Keyboard-Video-Mouse

Local means to interact with the system for initialization (if required).

Initial verification of the architecture must begin after the required devices and all interconnecting wiring and cables are installed, and workloads that must be tested are at least minimally configured for local system interaction and deployed.

Network components must also be configured to allow the required communications paths. Review block and network diagrams (VVS Reference Architecture) as required.

  1. Verify that each component is powered on and has reached steady state (after booting).

  2. Review each component interface for initial state health checks and address any alarms.

    1. External system components are listed in External System Components. Internal system components include applications and VMware software products, and for the purposes of vPAC Ready Infrastructure, those products are vSphere (ESXi and vCenter Server Appliance) and vSAN. For details, see System Monitoring.

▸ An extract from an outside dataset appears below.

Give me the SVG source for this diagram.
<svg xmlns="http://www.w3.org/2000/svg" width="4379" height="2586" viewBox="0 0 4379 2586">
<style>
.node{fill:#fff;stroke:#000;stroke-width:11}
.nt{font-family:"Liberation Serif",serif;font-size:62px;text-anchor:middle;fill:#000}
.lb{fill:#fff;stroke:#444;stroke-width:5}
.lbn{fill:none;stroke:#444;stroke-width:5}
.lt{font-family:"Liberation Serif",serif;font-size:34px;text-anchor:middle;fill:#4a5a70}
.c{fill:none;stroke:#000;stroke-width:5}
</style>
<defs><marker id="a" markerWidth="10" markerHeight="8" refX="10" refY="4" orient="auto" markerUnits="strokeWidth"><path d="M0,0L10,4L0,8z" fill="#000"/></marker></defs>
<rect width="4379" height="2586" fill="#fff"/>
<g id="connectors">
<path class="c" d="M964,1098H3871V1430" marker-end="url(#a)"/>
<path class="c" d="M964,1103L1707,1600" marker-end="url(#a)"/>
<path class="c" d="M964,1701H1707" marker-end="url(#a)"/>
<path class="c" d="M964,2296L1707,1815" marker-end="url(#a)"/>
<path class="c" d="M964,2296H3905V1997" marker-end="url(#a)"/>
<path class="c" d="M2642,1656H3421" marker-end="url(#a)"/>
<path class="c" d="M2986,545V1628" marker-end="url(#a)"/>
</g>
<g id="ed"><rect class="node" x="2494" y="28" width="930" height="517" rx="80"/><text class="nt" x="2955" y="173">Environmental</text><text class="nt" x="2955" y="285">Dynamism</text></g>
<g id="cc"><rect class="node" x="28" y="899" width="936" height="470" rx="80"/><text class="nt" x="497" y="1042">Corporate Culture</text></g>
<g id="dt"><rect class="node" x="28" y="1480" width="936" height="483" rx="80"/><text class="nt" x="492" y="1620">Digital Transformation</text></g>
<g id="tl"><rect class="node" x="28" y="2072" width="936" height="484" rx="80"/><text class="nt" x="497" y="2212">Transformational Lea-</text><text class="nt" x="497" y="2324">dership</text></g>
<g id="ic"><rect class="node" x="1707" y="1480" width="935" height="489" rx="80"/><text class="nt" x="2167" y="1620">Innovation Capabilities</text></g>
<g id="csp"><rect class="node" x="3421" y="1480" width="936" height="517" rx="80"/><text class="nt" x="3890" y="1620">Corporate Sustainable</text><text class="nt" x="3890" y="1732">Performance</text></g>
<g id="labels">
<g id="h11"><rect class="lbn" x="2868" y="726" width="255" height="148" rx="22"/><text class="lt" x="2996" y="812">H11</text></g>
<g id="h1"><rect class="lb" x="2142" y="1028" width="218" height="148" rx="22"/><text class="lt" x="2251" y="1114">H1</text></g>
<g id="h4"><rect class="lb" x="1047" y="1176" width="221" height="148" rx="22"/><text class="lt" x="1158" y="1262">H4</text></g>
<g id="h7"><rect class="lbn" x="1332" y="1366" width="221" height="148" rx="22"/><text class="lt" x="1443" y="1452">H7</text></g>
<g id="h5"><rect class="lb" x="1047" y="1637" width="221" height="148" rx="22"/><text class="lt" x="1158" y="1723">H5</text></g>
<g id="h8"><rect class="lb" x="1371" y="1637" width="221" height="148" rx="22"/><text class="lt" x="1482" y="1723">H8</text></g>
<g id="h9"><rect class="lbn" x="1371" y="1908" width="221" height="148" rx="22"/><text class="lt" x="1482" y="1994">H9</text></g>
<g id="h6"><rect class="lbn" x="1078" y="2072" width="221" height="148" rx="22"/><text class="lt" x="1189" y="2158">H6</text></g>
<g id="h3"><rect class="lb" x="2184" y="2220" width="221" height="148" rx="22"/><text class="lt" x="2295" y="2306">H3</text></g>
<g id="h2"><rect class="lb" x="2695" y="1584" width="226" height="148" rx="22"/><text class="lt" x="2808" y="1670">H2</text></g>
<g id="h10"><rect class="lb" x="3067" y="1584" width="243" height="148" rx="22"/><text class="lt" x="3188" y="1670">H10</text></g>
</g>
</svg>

  3. Ensure that each networked component can communicate, as appropriate within the system.

    1. A ping test is a good place to start, considering that some end device types can block the request. Pinging can be done from a computer or VM with access to the local area network (such as a management VM).

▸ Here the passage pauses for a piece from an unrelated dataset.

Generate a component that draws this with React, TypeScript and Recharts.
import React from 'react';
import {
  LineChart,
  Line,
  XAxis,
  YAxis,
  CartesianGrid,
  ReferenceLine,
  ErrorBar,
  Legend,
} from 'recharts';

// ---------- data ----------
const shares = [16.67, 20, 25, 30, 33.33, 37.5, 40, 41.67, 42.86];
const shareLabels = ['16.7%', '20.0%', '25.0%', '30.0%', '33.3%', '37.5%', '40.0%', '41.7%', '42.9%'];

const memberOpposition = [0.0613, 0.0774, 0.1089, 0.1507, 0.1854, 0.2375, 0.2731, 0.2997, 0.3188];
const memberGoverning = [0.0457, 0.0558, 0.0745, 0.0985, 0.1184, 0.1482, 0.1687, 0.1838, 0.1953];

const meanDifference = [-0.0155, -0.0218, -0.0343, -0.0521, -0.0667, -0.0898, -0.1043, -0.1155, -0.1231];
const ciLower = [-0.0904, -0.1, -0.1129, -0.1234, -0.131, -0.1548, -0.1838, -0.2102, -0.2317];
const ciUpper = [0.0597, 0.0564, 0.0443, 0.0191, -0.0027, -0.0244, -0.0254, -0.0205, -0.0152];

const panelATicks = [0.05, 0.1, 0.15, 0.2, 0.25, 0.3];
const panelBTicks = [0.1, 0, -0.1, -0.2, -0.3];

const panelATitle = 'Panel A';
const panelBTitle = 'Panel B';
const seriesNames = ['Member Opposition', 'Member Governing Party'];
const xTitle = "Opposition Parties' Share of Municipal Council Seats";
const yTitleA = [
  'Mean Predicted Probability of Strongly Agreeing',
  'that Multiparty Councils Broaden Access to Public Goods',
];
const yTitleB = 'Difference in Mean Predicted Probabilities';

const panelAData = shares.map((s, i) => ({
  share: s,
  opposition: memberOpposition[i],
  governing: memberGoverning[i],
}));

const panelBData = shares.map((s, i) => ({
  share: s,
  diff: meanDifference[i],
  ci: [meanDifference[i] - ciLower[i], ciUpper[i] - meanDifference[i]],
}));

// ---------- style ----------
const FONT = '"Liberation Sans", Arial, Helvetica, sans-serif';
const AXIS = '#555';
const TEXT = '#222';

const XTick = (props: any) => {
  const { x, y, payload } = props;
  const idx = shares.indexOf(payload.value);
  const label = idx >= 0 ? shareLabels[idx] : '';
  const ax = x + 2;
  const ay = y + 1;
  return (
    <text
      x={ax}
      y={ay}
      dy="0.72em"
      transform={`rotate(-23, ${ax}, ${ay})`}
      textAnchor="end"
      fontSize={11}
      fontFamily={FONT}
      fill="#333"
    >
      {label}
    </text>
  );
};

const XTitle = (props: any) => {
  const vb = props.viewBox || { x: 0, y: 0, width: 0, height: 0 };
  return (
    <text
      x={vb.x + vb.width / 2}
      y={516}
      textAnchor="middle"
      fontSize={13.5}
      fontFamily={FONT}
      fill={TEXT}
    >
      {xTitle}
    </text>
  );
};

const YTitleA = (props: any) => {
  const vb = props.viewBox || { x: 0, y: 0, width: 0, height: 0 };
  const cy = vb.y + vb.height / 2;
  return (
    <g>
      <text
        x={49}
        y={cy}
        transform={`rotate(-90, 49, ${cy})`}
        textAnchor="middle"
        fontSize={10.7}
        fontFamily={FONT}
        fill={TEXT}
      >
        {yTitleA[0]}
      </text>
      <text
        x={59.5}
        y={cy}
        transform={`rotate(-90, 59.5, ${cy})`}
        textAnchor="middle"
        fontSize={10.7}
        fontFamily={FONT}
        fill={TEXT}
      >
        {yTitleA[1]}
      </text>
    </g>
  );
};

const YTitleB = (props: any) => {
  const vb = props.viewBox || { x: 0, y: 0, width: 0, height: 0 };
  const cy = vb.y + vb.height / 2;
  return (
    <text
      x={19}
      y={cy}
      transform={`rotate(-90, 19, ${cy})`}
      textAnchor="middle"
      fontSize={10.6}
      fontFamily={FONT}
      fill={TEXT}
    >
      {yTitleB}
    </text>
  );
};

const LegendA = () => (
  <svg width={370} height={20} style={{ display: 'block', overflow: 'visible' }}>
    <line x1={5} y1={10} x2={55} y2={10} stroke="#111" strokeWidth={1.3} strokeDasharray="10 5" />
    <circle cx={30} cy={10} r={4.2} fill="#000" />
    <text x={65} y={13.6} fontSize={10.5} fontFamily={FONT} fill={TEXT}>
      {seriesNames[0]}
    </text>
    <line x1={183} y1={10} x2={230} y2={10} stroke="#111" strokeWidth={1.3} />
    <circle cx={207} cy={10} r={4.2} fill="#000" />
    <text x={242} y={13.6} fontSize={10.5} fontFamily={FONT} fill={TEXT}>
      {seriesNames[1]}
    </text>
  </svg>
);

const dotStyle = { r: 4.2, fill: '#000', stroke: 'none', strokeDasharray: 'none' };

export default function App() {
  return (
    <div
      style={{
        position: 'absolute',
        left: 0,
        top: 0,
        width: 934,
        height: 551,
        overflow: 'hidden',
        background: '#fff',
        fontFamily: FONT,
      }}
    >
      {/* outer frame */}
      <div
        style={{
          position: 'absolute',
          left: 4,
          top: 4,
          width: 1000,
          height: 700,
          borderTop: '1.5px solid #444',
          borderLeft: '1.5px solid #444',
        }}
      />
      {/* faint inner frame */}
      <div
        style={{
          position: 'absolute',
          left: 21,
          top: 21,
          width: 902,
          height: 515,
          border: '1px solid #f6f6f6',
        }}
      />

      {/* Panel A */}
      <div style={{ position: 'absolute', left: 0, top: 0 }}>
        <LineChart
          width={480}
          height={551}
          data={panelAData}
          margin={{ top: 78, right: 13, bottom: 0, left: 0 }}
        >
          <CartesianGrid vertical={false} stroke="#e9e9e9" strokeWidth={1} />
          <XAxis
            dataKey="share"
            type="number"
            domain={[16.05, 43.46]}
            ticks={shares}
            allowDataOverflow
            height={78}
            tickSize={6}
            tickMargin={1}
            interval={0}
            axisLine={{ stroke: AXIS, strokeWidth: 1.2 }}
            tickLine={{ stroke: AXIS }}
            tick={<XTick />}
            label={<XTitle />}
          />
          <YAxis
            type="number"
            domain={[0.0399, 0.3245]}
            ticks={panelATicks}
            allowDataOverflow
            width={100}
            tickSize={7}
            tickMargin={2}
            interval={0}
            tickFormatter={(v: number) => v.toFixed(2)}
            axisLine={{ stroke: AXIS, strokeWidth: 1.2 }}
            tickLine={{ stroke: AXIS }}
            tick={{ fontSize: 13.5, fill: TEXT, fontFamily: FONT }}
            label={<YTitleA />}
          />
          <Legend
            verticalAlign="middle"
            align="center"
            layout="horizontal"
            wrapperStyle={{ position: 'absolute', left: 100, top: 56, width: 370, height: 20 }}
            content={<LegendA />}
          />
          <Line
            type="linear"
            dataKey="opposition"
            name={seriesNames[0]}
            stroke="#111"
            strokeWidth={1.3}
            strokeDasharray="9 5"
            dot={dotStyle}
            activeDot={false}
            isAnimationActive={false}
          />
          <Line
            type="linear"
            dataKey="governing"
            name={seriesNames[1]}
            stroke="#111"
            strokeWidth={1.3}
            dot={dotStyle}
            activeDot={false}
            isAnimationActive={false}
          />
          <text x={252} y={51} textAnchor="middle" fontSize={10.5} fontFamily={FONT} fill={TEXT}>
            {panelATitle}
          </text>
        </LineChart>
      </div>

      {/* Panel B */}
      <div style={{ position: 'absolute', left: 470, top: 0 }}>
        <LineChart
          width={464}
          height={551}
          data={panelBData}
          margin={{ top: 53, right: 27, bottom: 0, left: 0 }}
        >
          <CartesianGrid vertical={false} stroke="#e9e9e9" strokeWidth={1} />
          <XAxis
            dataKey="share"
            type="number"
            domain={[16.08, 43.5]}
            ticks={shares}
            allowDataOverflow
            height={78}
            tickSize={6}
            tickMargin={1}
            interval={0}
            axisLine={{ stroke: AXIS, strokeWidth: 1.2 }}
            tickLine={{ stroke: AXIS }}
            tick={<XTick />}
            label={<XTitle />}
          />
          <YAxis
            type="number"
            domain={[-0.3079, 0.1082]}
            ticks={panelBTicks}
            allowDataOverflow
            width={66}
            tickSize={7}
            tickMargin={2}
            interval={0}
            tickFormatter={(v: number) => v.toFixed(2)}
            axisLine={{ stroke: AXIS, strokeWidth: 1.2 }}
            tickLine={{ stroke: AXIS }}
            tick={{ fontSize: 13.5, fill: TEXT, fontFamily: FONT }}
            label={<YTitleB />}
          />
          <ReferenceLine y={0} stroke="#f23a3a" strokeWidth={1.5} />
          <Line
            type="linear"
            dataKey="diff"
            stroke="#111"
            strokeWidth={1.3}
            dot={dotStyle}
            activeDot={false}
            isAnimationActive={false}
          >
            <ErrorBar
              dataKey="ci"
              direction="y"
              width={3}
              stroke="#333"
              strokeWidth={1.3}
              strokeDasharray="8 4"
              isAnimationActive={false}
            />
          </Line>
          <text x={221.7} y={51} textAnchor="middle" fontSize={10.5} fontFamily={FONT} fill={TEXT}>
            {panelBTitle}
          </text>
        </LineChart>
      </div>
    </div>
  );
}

    2. A trace route test can help verify the path that data takes between two components.

    3. A network analyzer tool can also be helpful to verify the appropriate data is present within the environment. Typical forms include hardware (for example, Omicron Daneo) that can be attached to the physical network, or software (for example, Wireshark) that can be installed as a virtual machine or container and attached to the virtual network.

The generation of test signals is the simplest method for evaluating much of the infrastructure. Depending on the applications employed, these signals (I/O) include digitized equipment statuses, controls, and telemetry. IEC 61850 protocols for SV, GOOSE, and MMS can facilitate much of the requirements of the end devices.

However, other common utility protocols (for example, DNP, Modbus) might also be necessary, due to the surrounding legacy equipment to be supported from the substation to the control center.

There are specialty tools that can be leveraged to reliably generate the traffic. A brief listing of commercially available tools is provided here:

Table 2. Test Signal Generation

Manufacturer

Products

Capabilities

Doble

Hardware/Software

Primary and secondary signal injection, network analysis, IEC 61850 protocol signal generation

Omicron Energy

Hardware/Software

Primary and secondary signal injection, network analysis, IEC 61850 protocol signal generation.

RTDS Technologies

Hardware/Software

Hardware-based simulation of several protocols (Modbus, IEC 61850 and 60870-5, PMU, DNP3).

Triangle Microworks

Hardware/Software

Simulation of several different protocols (Modbus, IEC 61850 and 60870-5, DNP3, ICCP/TASE 2).

ASE-Systems

Hardware/Software

Simulation of dozens of utility-related protocols.

CDOAN

Software

Simulation of DNP3, IEC 60870-5 traffic.

INFOTECH

Software

Simulation of IEC 61850, 60870-5, and DNP3 traffic.

The following diagram outlines a high level vPAC architecture.
Figure 1. High Level Networking


This diagram can be used as an example, dissecting the physical and virtual networks to determine what configurations and checks are required to initialize the system. Beginning with the PTP clock in the bottom left of the diagram, this device must first be interrogated to ensure it has the appropriate satellite signal locks and is publishing PTP as a grandmaster with high accuracy for the associated workloads (for example, for vPR, less than or equal to ± 1µs).

Ideally, each component in line with a workload requiring PTP synchronization is participating as a type of PTP clock (see the Glossary of Terms for definitions).

Therefore, the physical switch, PTP NIC, and vPR application must also be checked to ensure they are receiving an accurate PTP signal. Repeat this check for any similar, parallel paths, merging units (or simulation software), the ESXi PTP NIC, and any additional workloads it is supporting.

Continuing with the Merging Units (MUs) in the bottom center of the diagram, the input signals must be verified. These may be secondaries from grid equipment (or otherwise simulated), which can be verified through interrogation of the MUs or by directly measuring with a physical multimeter. The output of the merging unit must route through the physical switch, to the vPR (GOOSE or SV) or additionally through the vSwitch to another type of workload.

For the vPR, verification of signal receipt can be as simple as a metering check, or the correct interpretation of current or voltage sampled values. The speed, accuracy, redundancy mechanisms, and scaling capabilities of these signals are verified in a subsequent testing section. You must check each application to ensure a sample of data is correctly received from signal translating devices, through the virtual infrastructure, to every endpoint.

Each physical and virtual component management interface, a secured connection from an external device must be verified. For High Level Networking, the components include the clock, physical switches, MUs, server LOM, ESXi hypervisor (likely using vCSA), NICs, vPRs, and all remaining applications.

If server-to-server connections exist for mobility and storage (such as vMotion, vSAN), then VMware management software inherently verifies communications during setup (continuous monitoring through communications heartbeat).

Ultimately, there are three key criteria to test, including network latency, jitter, and packet loss.